By embracing EM ex-China strategies, investors can limit their exposure to China while benefiting from EM opportunities

    • Investing in an emerging markets ex-China index tracker offers a relatively larger exposure to markets like Taiwan, where companies such as TSMC stand to benefit from robust semiconductor demand.
    • Investing in an emerging markets ex-China index tracker offers a relatively larger exposure to markets like Taiwan, where companies such as TSMC stand to benefit from robust semiconductor demand. PHOTO: REUTERS
    Published Tue, Oct 17, 2023 · 07:24 PM

    WE BELIEVE China is no longer an attractive market for investment. China’s challenges run deep, stemming from the economic malaise and persistent long-term structural issues, such as the embrace of a top-down state-controlled economic growth model and the shifting geopolitics.

    Investing in China now carries considerable risks, including the uncertainty of shifting geopolitics, regulatory changes, and economic instability. The sentiment surrounding Chinese tech giants, which are heavyweights in major indices, remains negative due to a slowing economy and subdued private consumption.

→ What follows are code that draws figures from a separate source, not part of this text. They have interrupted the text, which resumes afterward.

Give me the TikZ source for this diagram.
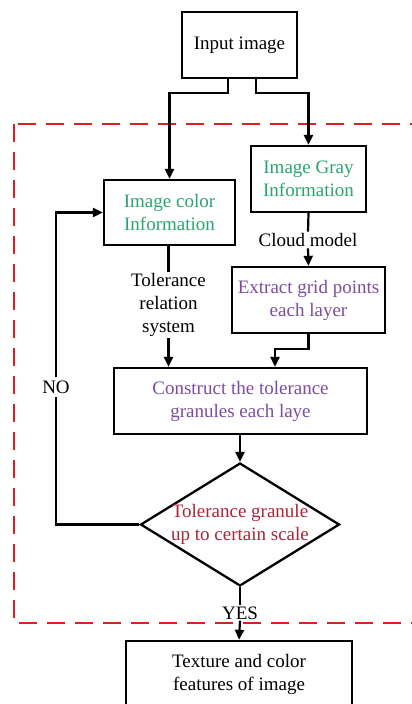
\documentclass[tikz,border=0pt]{standalone}
\usepackage{fontspec}
\setmainfont{Liberation Serif}
\usetikzlibrary{arrows.meta,shapes.geometric}
\definecolor{greentxt}{RGB}{40,165,110}
\definecolor{purpletxt}{RGB}{125,75,160}
\definecolor{redtxt}{RGB}{175,35,55}
\definecolor{dashred}{RGB}{220,30,35}
\tikzset{
  box/.style={draw, line width=2.3pt, inner sep=0pt, align=center,
    font=\fontsize{19}{23}\selectfont},
  lbl/.style={inner sep=1.5pt, align=center, font=\fontsize{19}{23}\selectfont},
  conn/.style={line width=2.2pt},
  arr/.style={conn, -{Triangle[width=9pt,length=10pt]}},
  dia/.style={draw, diamond, line width=2.3pt, inner sep=0pt,
    minimum width=199pt, minimum height=123pt},
  frame/.style={draw=dashred, line width=2.7pt, dash pattern=on 18pt off 10pt}
}
\begin{document}
\begin{tikzpicture}[x=1pt,y=-1pt]
\useasboundingbox (0,0) rectangle (412,704);
\clip (0,0) rectangle (412,704);
% dashed frame
\draw[frame] (14,124) rectangle (422,623);
% nodes
\node[box, minimum width=115pt, minimum height=66pt] (input) at (239.5,45) {Input image};
\node[box, text=greentxt, minimum width=131pt, minimum height=65pt] (color) at (169.5,212.5) {Image color\\Information};
\node[box, text=greentxt, minimum width=115pt, minimum height=66pt] (gray) at (308.5,179) {Image Gray\\Information};
\node[lbl] (cloud) at (308,240) {Cloud model};
\node[box, text=purpletxt, minimum width=153pt, minimum height=66pt] (extract) at (308.5,300) {Extract grid points\\each layer};
\node[lbl] (tol) at (168.5,305) {Tolerance\\relation\\system};
\node[box, text=purpletxt, minimum width=253pt, minimum height=66pt] (construct) at (240.5,401) {Construct the tolerance\\granules each laye};
\node[dia] (dec) at (240,524.5) {};
\node[lbl, text=redtxt] (dectext) at (dec.center) {Tolerance granule\\up to certain scale};
\node[lbl, inner sep=3pt] (no) at (56,387) {NO};
\node[lbl, inner sep=1pt] (yes) at (240,613) {YES};
\node[box, minimum width=226pt, minimum height=67pt] (texture) at (239,674.5) {Texture and color\\features of image};
% connectors
\draw[arr] ([xshift=-11.5pt]input.south) -- ++(0,14) -| (color.north);
\draw[arr] ([xshift=16.5pt]input.south) -- ++(0,14) -| (gray.north);
\draw[conn] (gray.south) -- (cloud.north);
\draw[arr] (cloud.south) -- (extract.north);
\draw[conn] (color.south -| tol.north) -- (tol.north);
\draw[arr] (tol.south) -- (tol.south |- construct.north);
\coordinate (exin) at ([xshift=34.5pt]construct.north);
\draw[arr] (extract.south) -- ++(0,15) -| (exin);
\draw[arr] (construct.south -| dec.north) -- (dec.north);
\draw[conn] (dec.west) -| (no.south);
\draw[arr] (no.north) |- (color.west);
\draw[conn] (dec.south) -- (yes.north);
\draw[arr] (yes.south) -- (texture.north);
\end{tikzpicture}
\end{document}
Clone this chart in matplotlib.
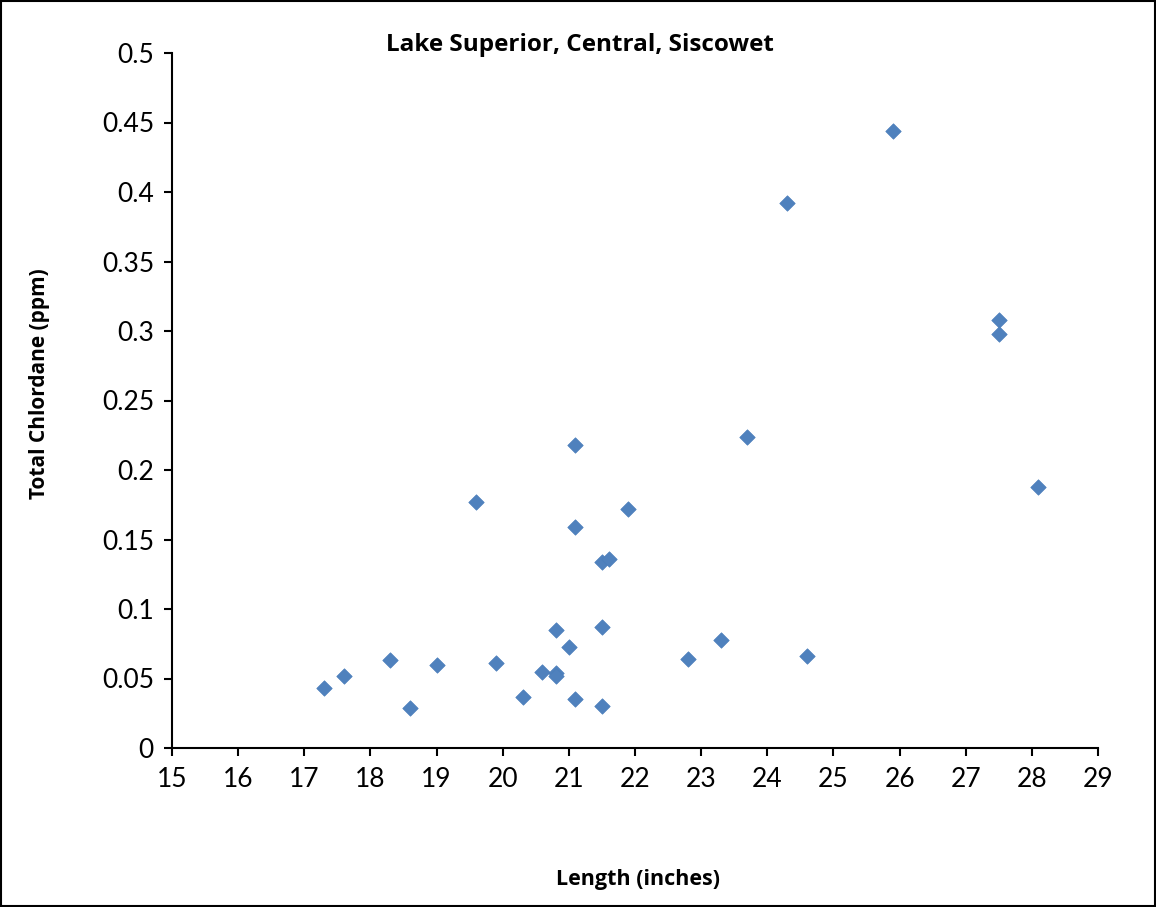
import matplotlib
matplotlib.use("Agg")
import matplotlib.pyplot as plt
from matplotlib.patches import Rectangle

plt.rcParams['font.family'] = ['Lato', 'DejaVu Sans']

length = [17.3, 17.6, 18.3, 18.6, 19.0, 19.6, 19.9, 20.3, 20.6, 20.8, 20.8, 20.8,
          21.0, 21.1, 21.1, 21.1, 21.5, 21.5, 21.5, 21.6, 21.9, 22.8, 23.3, 23.7,
          24.3, 24.6, 25.9, 27.5, 27.5, 28.1]
chlordane = [0.043, 0.052, 0.063, 0.029, 0.060, 0.177, 0.061, 0.037, 0.055, 0.085, 0.054, 0.052,
             0.073, 0.218, 0.159, 0.035, 0.134, 0.087, 0.030, 0.136, 0.172, 0.064, 0.078, 0.224,
             0.392, 0.066, 0.444, 0.308, 0.298, 0.188]
x_ticks = list(range(15, 30))
y_ticks = [0, 0.05, 0.1, 0.15, 0.2, 0.25, 0.3, 0.35, 0.4, 0.45, 0.5]
y_tick_labels = ['0', '0.05', '0.1', '0.15', '0.2', '0.25', '0.3', '0.35', '0.4', '0.45', '0.5']

W, H = 1156, 907
fig = plt.figure(figsize=(W/100, H/100), dpi=100)
ax = fig.add_axes([172/W, (H-748)/H, (1098-172)/W, (748-53)/H])

ax.scatter(length, chlordane, marker='D', s=62, color='#4F81BD', edgecolors='#4A7EBB',
           linewidths=0.5, zorder=3)

ax.set_xlim(15, 29)
ax.set_ylim(0, 0.5)
ax.set_xticks(x_ticks)
ax.set_xticklabels([str(t) for t in x_ticks])
ax.set_yticks(y_ticks)
ax.set_yticklabels(y_tick_labels)
for s in ['top', 'right']:
    ax.spines[s].set_visible(False)
for s in ['left', 'bottom']:
    ax.spines[s].set_linewidth(1.5)
    ax.spines[s].set_color('black')
ax.tick_params(direction='out', length=6, width=1.5, labelsize=19)
ax.tick_params(axis='x', pad=8)
ax.tick_params(axis='y', pad=7)

bold = ['Open Sans', 'DejaVu Sans']
fig.text(580/W, 1-45/H, 'Lake Superior, Central, Siscowet', ha='center', va='center',
         fontsize=17.5, fontweight='bold', family=bold)
fig.text(638/W, 1-880/H, 'Length (inches)', ha='center', va='center',
         fontsize=15.5, fontweight='bold', family=bold)
fig.text(40/W, 1-384/H, 'Total Chlordane (ppm)', ha='center', va='center',
         fontsize=15, fontweight='bold', rotation=90, family=bold)

fig.patches.append(Rectangle((1/W, 1/H), (W-2)/W, (H-2)/H, transform=fig.transFigure,
                             fill=False, edgecolor='black', linewidth=1.5))

fig.savefig('out.png', dpi=100)
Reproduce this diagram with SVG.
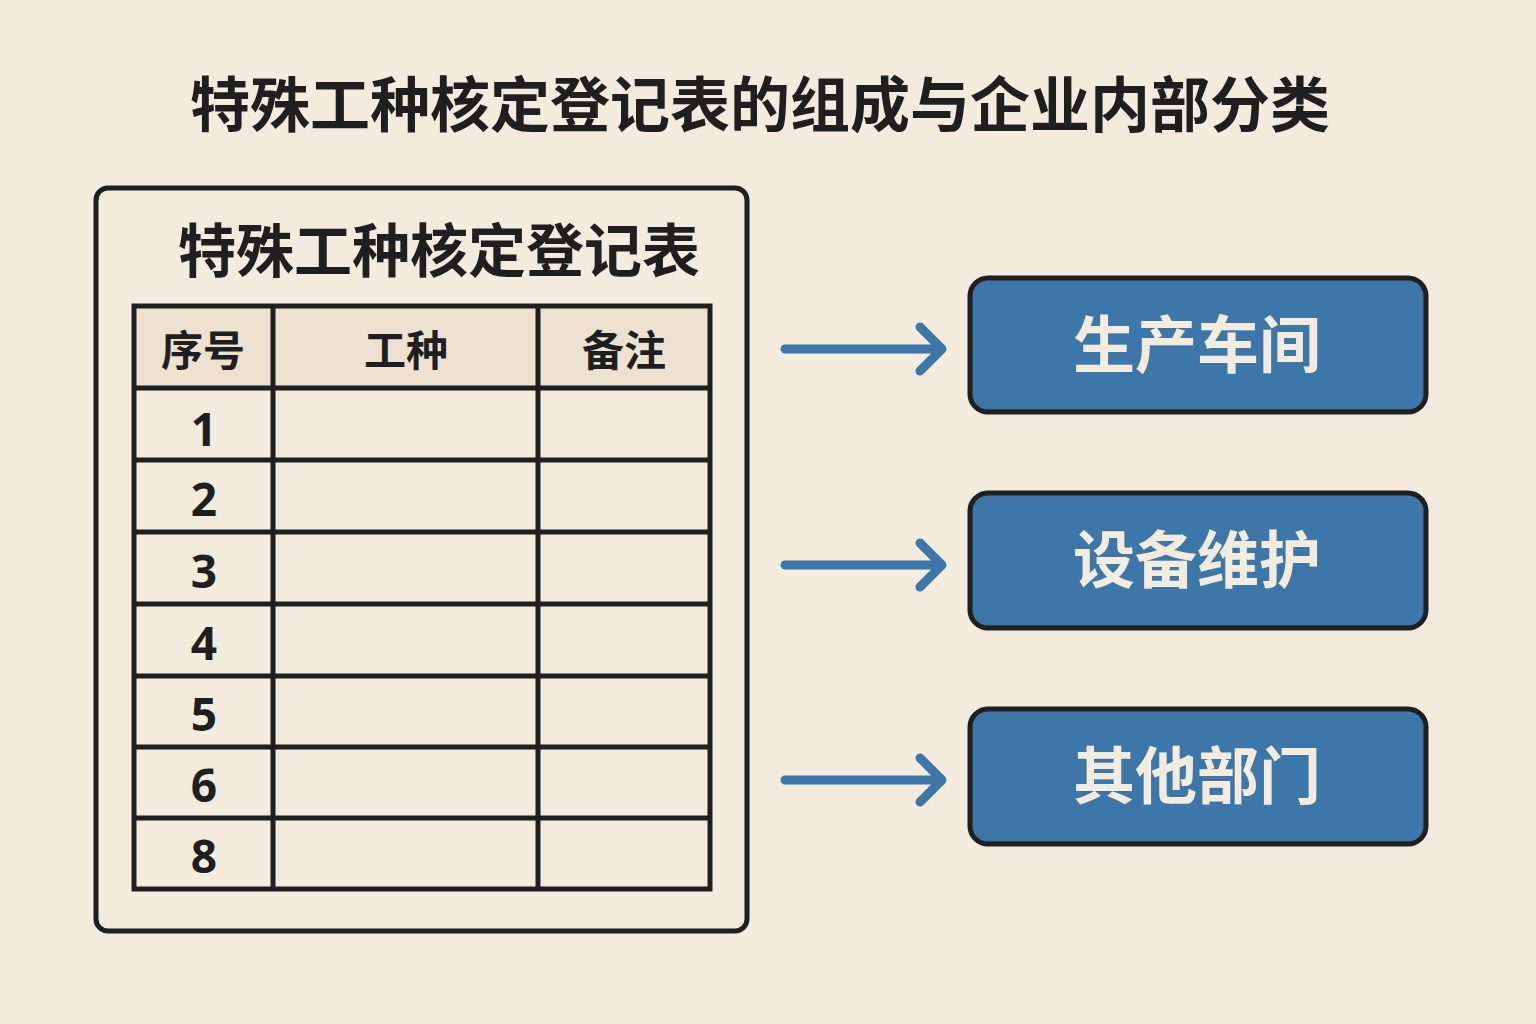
<svg xmlns="http://www.w3.org/2000/svg" width="1536" height="1024" viewBox="0 0 1536 1024">
<style>
text{font-family:"Noto Sans CJK SC","Liberation Sans",sans-serif;font-weight:bold;fill:#1f1f1f;text-anchor:middle}
.ln{stroke:#1f1f1f;stroke-width:5;fill:none}
.box{fill:#3d77aa;stroke:#1f1f1f;stroke-width:5}
.bt{fill:#f3ebdd;font-size:62px}
.num{font-size:46px;font-family:"Noto Sans","Liberation Sans",sans-serif}
.arr{stroke:#3d77aa;stroke-width:9;fill:none;stroke-linecap:round;stroke-linejoin:round}
</style>
<rect width="1536" height="1024" fill="#f3ebdd"/>
<text x="760" y="127" font-size="60">特殊工种核定登记表的组成与企业内部分类</text>
<g id="table">
<rect x="96" y="188" width="651" height="743" rx="12" fill="#f6eee0" class="ln"/>
<text x="439" y="272" font-size="58">特殊工种核定登记表</text>
<rect x="134" y="306" width="576" height="82" fill="#ece2cf"/>
<rect x="134" y="306" width="576" height="583" class="ln"/>
<path class="ln" d="M273 306V889M538 306V889M134 388H710M134 460H710M134 532H710M134 604H710M134 676H710M134 747H710M134 818H710"/>
<text x="203" y="366" font-size="42">序号</text>
<text x="406" y="366" font-size="42">工种</text>
<text x="624" y="366" font-size="42">备注</text>
<text class="num" x="204" y="446">1</text>
<text class="num" x="204" y="516">2</text>
<text class="num" x="204" y="588">3</text>
<text class="num" x="204" y="660">4</text>
<text class="num" x="204" y="731">5</text>
<text class="num" x="204" y="802">6</text>
<text class="num" x="204" y="873">8</text>
</g>
<g id="connectors">
<path class="arr" d="M785 349H942M920 327L942 349L920 371"/>
<path class="arr" d="M785 565H942M920 543L942 565L920 587"/>
<path class="arr" d="M785 780H942M920 758L942 780L920 802"/>
</g>
<g id="n1"><rect class="box" x="970" y="278" width="456" height="134" rx="18"/><text class="bt" x="1197" y="368">生产车间</text></g>
<g id="n2"><rect class="box" x="970" y="493" width="456" height="135" rx="18"/><text class="bt" x="1197" y="583">设备维护</text></g>
<g id="n3"><rect class="box" x="970" y="709" width="456" height="135" rx="18"/><text class="bt" x="1197" y="799">其他部门</text></g>
</svg>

    However, when we shift the focus away from China, we see more promising long-term growth prospects among its emerging market (EM) counterparts. South Korea, for example, is a standout. The country is well-positioned to harness its technological capabilities and innovation. Coupled with a highly educated and skilled workforce, it can potentially become the technology powerhouse in Asia. The country also stands to benefit from the imminent rebound of the semiconductor cycle, owing to the pivotal roles played by major corporations like Samsung and SK Hynix in the global semiconductor industry.